So where do we go from here?
Sometimes you really have to wonder what is going on out here. I read the headlines in Anchorage; it's cold, very cold. I think I can figure that out for myself. Those out there still touting Global Warming or Climate Change, get a clue. Even the University of East Anglia is having an issue with that one.
I think it was last week that they had to admit that over the last 15 years there has been no warming. And nowhere is that more obvious than right here in Alaska. I just read an article that said that the state has never had such a surplus of cash, of course I appreciate getting a check for over $1,000 dollars, but that doesn't keep me warm, unless you count the company it can buy you.
Talking to some of my friends about gas in the Cook Inlet brings some surprising revelations. We seem to be paying top dollar through an auction system that really isn't fair. With only a few providers who have a gas and a confidential pricing system how can we get the best price? According to my contacts it means we are paying 3 to 4 times what they are getting in the lower 48. That means sales of $7, $8, and even $9 per MCF. One contract went for almost double those numbers.
Based on this what are we faced with. Recently there has been a flurry of activity in the Cook Inlet to find gas. An extensive conversation about what is possible on the North Slope and very little progress in either spot.
Take the case of Shell Oil on the North Slope. Last time I looked the pipeline was running dry and they were willing to spend to big bucks to turn that around. Has it moved forward, not really. Recently good old Dan Donkel announced he was the big winner at the last lease sale on the North Slope. I applaud Dan, but seriously, can we get the man some help. If we don't open the North Slope to the Independents he is going to be hung out to dry. Imagine trying to deal with Shell, Exxon, Repsol and other majors, when you are a small partnership trying to make a real difference. By the way if you go to DonkelOIlAlaska.com you can see his massive collection of prospects. That alone could refill the pipeline.

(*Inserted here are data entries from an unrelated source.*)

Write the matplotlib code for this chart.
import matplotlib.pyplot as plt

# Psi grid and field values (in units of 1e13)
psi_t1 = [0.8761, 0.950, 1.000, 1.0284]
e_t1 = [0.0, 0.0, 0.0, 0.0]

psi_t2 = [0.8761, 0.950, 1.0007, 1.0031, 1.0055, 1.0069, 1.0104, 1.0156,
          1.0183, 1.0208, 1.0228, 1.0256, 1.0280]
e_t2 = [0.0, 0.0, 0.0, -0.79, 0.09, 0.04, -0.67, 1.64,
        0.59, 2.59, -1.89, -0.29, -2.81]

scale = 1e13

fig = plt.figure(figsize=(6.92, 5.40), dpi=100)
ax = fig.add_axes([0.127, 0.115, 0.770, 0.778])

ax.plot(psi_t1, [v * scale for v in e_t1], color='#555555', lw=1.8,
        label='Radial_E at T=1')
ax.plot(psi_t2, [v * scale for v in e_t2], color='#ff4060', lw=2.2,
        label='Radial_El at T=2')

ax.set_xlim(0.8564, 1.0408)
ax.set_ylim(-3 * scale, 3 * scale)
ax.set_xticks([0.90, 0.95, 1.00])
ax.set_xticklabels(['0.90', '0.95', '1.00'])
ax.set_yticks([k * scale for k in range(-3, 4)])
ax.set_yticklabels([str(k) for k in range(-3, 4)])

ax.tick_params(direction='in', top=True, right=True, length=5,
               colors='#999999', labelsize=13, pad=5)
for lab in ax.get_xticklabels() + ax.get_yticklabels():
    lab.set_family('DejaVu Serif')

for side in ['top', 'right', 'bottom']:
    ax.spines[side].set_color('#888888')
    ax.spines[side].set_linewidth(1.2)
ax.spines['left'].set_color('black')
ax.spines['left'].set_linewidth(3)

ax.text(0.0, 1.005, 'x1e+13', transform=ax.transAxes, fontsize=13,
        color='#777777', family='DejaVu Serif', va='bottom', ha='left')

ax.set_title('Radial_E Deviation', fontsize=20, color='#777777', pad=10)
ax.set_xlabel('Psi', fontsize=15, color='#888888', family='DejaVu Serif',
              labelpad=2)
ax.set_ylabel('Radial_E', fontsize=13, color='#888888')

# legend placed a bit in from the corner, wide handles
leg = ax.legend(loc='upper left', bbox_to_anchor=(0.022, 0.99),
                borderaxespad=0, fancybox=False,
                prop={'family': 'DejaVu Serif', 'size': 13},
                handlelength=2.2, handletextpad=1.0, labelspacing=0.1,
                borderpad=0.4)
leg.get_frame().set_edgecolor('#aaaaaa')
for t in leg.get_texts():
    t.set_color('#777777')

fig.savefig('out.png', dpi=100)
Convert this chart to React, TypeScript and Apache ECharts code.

But I digress; all the oil on the North Slope doesn't help heat homes in Anchorage. So where are we going from here. Recently the speaker of the house came out and said we need to a natural gas pipeline, an expensive one from the North Slope to the Cook Inlet. Ok, but that is not going to be quick.

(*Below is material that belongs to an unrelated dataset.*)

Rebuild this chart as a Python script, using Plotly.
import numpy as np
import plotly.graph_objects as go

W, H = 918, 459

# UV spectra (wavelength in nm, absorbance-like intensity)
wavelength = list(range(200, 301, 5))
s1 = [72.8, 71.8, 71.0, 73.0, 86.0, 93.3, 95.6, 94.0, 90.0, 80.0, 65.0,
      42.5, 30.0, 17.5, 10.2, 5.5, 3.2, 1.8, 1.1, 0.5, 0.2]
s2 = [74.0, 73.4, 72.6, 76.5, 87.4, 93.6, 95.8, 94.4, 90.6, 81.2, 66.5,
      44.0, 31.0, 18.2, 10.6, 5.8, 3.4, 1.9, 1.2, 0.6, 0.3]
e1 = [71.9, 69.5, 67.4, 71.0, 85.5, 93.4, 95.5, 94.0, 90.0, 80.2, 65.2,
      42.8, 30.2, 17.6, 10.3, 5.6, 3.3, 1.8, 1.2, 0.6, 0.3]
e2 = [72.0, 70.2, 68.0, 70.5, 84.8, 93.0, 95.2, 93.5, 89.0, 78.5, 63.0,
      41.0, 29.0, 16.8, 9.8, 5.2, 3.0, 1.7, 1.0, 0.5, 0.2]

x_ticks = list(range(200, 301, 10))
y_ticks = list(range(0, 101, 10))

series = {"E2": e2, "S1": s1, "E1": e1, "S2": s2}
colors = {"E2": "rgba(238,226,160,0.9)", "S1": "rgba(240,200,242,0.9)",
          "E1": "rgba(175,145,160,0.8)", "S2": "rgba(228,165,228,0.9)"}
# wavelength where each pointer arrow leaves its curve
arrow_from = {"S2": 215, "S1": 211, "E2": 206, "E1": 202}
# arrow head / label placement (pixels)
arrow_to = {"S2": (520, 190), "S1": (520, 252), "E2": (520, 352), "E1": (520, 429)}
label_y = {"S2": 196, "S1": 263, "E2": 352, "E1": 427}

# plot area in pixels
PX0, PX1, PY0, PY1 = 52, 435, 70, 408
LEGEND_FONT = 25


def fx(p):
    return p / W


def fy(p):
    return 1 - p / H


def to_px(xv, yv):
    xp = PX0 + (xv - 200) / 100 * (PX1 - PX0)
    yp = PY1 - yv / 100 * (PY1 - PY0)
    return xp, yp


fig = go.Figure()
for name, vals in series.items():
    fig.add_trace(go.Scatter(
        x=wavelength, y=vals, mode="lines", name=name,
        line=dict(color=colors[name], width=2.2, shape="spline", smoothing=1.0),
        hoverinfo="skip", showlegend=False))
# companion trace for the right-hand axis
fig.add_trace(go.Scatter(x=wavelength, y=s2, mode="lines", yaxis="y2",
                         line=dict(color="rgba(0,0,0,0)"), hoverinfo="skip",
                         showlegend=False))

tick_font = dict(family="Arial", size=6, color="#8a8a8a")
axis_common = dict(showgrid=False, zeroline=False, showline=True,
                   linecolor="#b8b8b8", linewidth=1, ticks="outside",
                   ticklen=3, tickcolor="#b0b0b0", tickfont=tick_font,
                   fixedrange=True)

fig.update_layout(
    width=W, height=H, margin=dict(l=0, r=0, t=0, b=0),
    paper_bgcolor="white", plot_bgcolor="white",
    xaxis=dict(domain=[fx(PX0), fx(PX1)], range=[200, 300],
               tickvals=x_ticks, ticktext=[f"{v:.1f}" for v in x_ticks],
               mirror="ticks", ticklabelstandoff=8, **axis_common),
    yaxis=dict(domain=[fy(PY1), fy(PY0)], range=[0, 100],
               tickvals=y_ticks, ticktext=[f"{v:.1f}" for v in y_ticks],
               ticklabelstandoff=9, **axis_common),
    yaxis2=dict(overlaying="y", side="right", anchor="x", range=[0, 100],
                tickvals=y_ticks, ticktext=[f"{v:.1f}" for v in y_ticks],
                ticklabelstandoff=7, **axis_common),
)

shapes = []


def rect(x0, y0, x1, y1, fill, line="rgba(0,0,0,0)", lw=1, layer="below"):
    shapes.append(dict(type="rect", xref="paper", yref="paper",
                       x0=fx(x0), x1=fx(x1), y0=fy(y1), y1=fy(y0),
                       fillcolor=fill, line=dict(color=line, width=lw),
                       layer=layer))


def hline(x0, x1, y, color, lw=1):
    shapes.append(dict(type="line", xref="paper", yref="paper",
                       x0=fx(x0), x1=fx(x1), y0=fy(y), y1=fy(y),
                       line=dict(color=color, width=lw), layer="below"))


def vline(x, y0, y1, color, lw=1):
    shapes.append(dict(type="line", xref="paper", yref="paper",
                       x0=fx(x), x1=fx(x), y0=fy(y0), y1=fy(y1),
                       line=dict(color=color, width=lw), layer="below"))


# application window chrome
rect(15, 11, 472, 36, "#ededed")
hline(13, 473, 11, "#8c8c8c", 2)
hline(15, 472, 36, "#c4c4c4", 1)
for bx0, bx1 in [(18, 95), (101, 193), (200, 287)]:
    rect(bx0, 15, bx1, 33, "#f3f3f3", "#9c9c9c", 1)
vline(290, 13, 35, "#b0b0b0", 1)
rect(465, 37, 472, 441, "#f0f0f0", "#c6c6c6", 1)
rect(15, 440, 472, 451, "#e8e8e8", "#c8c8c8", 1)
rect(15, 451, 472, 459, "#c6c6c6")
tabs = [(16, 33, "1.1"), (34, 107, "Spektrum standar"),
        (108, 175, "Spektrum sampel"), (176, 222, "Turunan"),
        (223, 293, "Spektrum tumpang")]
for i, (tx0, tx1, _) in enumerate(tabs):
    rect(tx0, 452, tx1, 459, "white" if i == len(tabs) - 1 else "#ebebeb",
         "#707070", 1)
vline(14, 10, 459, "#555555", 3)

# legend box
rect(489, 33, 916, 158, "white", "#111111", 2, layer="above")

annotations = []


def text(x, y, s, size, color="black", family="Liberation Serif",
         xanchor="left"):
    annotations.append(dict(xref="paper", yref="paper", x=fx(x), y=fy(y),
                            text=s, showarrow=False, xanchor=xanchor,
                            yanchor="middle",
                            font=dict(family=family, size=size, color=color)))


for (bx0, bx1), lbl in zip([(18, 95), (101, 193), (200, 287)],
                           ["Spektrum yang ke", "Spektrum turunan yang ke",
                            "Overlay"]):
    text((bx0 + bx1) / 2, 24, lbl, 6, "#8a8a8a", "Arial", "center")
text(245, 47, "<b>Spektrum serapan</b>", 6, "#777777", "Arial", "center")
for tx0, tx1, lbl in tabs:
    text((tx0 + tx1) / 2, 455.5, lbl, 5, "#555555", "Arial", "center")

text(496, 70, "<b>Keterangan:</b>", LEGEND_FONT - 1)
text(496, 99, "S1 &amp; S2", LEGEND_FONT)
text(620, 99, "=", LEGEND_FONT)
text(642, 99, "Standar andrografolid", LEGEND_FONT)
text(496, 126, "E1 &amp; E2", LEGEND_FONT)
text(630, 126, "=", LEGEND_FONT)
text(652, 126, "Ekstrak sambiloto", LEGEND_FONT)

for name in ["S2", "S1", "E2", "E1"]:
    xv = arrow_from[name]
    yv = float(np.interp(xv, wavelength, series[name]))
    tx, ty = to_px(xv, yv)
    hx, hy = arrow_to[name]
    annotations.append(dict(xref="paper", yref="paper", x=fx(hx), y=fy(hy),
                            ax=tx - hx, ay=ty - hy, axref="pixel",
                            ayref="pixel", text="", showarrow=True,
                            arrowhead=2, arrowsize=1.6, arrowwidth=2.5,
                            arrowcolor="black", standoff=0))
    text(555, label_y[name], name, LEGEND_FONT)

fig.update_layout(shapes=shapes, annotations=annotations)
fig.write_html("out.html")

Buccaneer Energy recently made a very good well down near Kenai's Wal-Mart. Recently they started selling into the auction, good for them, I bet they haven't seen gas prices like this since 2007. The downside is that any new production that starts when the temperatures are this low is doomed to have down time. I imagine the freezing valves and breaking equipment is driving them nuts.
Escopeta Oil and Gas through all of their bumbling and bumping claims they have made a major discovery in the Kitchen Lights. Good luck with that one, used to be we would keep our mouths shut until after the flow test, but let's say they are ½ right, or ¼ right it would still be faster to put that on line than build a pipe from the North Slope.
So how do we get a drilling BOOM started in Alaska? We have a lot of good foundations in place. The ACES program is good, and Buccaneer Energy just made it better by finding someone to front them the money. The streamlining of permits would really help. More AIDEA investment in drill rigs would be a really good idea. But probably the biggest thing you could do would be Bonding Reform. Let's use some of the wealth accumulated by the state to carry some of the water on Bonding in this state.
We have ACES, let's use the same model and have the state cover 65% of the Bonding requirements for smaller companies. Exxon doesn't need the help, but smaller companies could use the boost. This way the capital can remain in the exploration process and not be locked away in some bank waiting for an event we hope never happens.
Then lets look at Plugging and Abandonment. One of the really big issues the majors have in turning over their older fields is the liability if the new buyer doesn't make it. Well if we could get the State to help secure that activity we would really have a winner.
None of this would be a handout, it would be a wealthy State helping insure that it stays wealthy and the people who live up here stay warm. It would also allow a new breed of Alaskan Oil Men to migrate from the low priced environment down in the lower 48 to the wilds of a high priced market in Alaska.